### Items

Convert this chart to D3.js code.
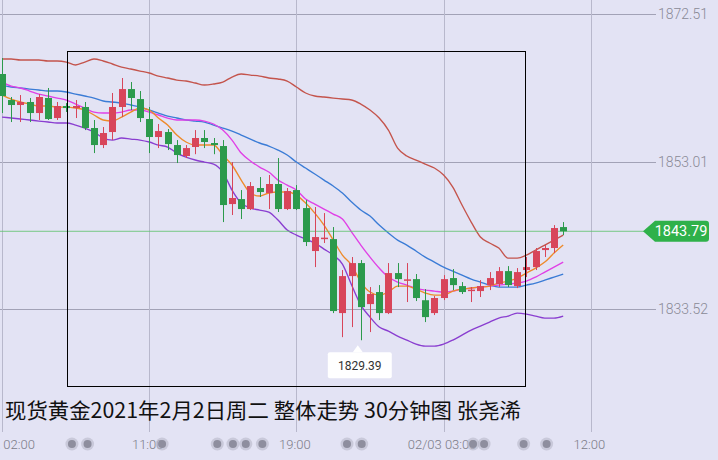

######
### Items

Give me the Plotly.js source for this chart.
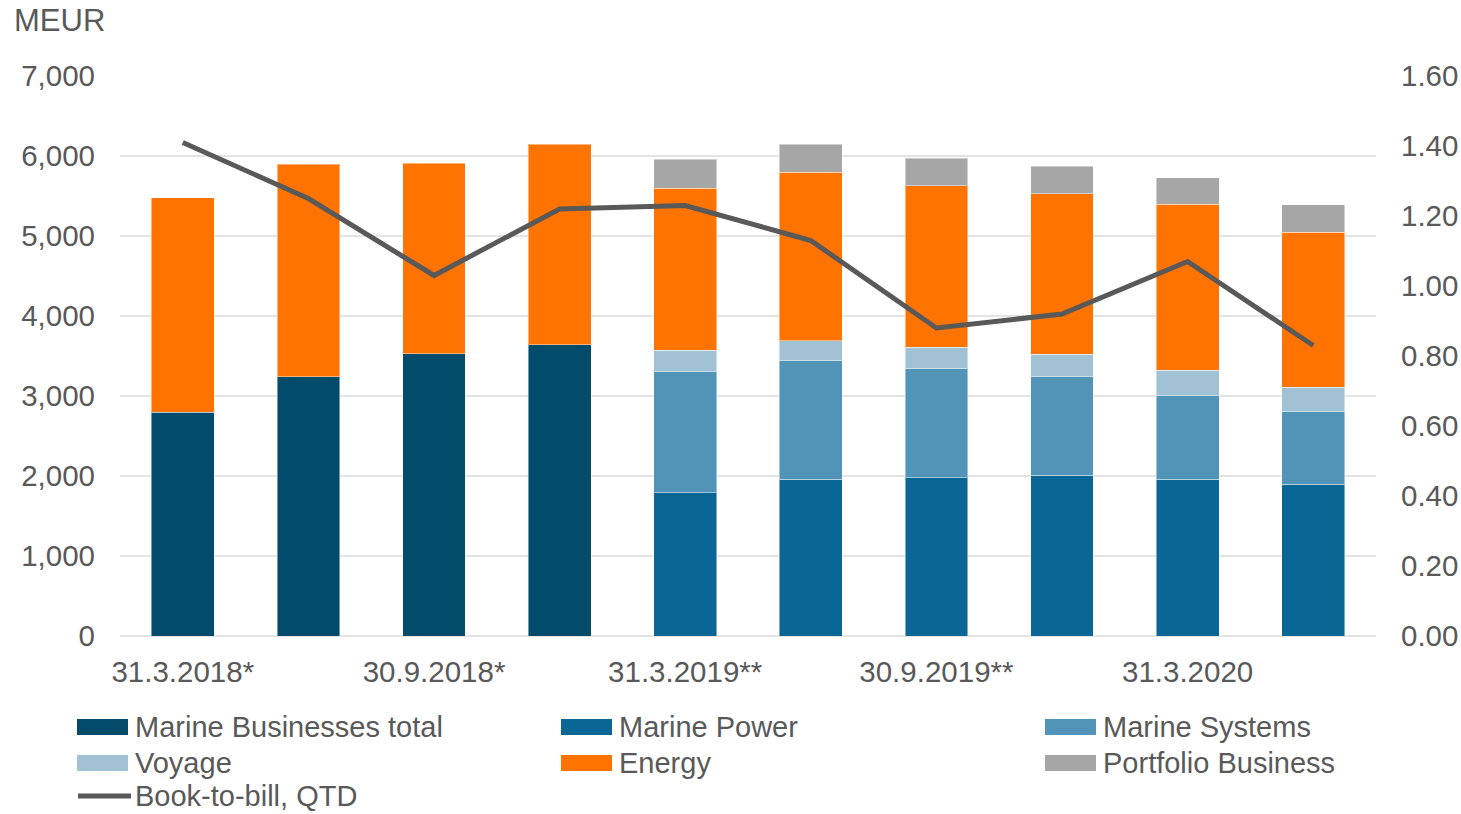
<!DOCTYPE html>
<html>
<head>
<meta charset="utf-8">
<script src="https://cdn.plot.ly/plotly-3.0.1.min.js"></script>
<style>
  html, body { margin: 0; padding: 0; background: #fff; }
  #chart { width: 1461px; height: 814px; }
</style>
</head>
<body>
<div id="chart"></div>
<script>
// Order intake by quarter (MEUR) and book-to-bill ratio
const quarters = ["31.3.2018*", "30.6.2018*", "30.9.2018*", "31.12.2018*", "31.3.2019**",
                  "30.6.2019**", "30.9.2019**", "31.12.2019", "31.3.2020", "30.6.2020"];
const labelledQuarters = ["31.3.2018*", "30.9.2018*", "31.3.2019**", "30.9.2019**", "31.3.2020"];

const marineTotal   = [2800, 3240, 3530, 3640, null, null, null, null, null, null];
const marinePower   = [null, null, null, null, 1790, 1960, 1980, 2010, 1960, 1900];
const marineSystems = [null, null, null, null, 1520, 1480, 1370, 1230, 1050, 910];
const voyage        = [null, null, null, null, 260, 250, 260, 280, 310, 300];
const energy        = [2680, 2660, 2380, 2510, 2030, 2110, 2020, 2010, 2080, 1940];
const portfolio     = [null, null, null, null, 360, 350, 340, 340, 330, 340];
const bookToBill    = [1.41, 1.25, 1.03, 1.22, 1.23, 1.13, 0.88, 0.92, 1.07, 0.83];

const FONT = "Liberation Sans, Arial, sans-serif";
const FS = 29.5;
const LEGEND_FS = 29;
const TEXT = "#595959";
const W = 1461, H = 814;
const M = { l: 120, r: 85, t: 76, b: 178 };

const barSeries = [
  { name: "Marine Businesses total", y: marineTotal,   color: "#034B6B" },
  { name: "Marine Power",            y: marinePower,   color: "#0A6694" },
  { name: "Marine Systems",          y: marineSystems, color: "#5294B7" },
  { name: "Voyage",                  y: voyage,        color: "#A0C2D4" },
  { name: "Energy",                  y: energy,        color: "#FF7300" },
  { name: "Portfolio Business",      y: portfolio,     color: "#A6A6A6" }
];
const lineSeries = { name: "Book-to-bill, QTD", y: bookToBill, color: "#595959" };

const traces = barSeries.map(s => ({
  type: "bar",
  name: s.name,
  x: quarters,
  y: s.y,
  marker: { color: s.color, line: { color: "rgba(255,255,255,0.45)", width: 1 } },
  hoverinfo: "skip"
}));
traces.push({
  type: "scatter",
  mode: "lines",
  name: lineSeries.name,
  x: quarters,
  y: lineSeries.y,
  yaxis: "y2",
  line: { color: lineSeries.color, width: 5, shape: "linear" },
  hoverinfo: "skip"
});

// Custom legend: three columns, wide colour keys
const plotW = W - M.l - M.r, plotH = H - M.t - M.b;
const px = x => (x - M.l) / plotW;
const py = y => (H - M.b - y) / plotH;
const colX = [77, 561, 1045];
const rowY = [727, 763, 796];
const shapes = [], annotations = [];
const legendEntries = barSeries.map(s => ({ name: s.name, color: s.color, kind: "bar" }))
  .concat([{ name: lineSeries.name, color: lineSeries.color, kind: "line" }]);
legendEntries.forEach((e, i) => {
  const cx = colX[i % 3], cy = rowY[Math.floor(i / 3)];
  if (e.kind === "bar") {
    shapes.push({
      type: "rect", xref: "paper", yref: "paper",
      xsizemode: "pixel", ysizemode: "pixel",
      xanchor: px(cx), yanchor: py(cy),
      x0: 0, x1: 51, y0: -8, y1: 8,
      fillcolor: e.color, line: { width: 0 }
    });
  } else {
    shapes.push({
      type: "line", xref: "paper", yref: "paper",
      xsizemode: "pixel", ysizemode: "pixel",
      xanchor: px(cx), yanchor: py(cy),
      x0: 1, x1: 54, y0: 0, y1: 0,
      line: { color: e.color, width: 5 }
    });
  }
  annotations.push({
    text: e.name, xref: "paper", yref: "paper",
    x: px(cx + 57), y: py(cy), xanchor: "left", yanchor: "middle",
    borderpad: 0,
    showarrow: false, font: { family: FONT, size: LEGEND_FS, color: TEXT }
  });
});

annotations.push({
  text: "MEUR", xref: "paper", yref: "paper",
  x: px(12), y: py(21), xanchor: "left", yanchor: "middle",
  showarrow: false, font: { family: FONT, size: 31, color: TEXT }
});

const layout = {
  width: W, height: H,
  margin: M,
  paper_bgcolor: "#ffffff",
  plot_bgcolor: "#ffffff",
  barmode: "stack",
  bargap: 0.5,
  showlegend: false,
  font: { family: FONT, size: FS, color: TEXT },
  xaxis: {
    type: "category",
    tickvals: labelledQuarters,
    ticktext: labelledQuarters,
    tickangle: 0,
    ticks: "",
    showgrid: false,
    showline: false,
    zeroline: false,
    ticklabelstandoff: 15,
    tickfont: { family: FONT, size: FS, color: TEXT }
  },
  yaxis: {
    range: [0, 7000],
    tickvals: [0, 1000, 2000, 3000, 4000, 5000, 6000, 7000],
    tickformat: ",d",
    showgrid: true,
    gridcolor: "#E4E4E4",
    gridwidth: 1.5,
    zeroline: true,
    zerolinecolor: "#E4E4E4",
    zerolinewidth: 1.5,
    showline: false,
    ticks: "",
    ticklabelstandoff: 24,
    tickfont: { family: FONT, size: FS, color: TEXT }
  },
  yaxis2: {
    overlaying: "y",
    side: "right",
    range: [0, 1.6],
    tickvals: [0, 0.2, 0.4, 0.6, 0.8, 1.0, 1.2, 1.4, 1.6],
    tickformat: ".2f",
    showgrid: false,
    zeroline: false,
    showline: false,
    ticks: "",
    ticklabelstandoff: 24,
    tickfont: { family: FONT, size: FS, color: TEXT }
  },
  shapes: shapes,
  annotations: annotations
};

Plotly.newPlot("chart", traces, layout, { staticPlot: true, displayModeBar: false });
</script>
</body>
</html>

######
### Items

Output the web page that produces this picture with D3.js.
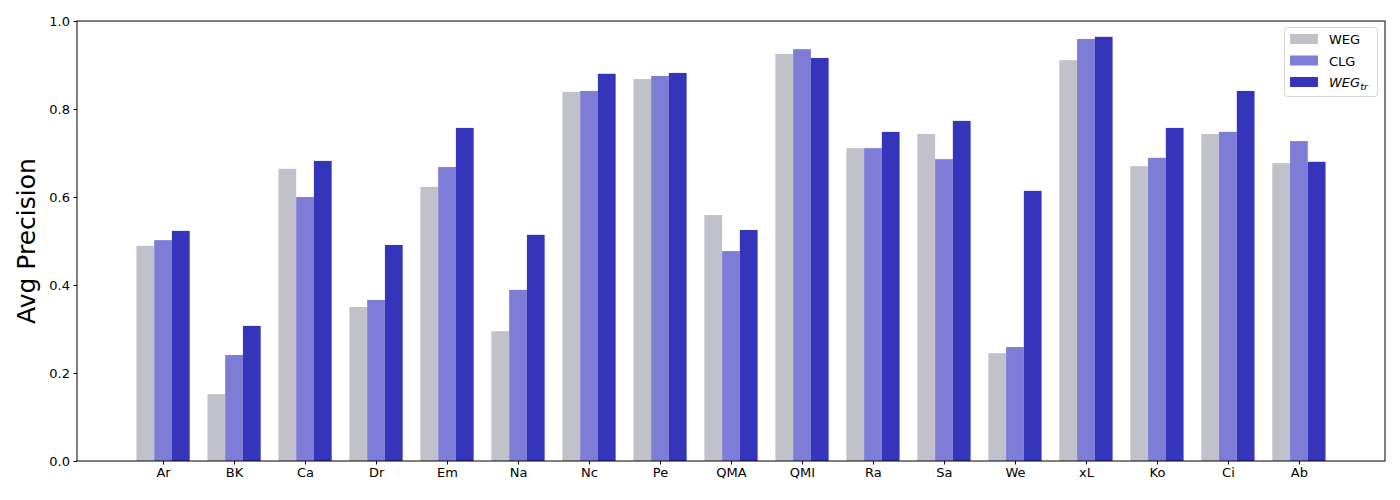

######

* **Stated problem**: Work out how many lines of the data above contain the string "this" and give the number alone.

* **Response**: 3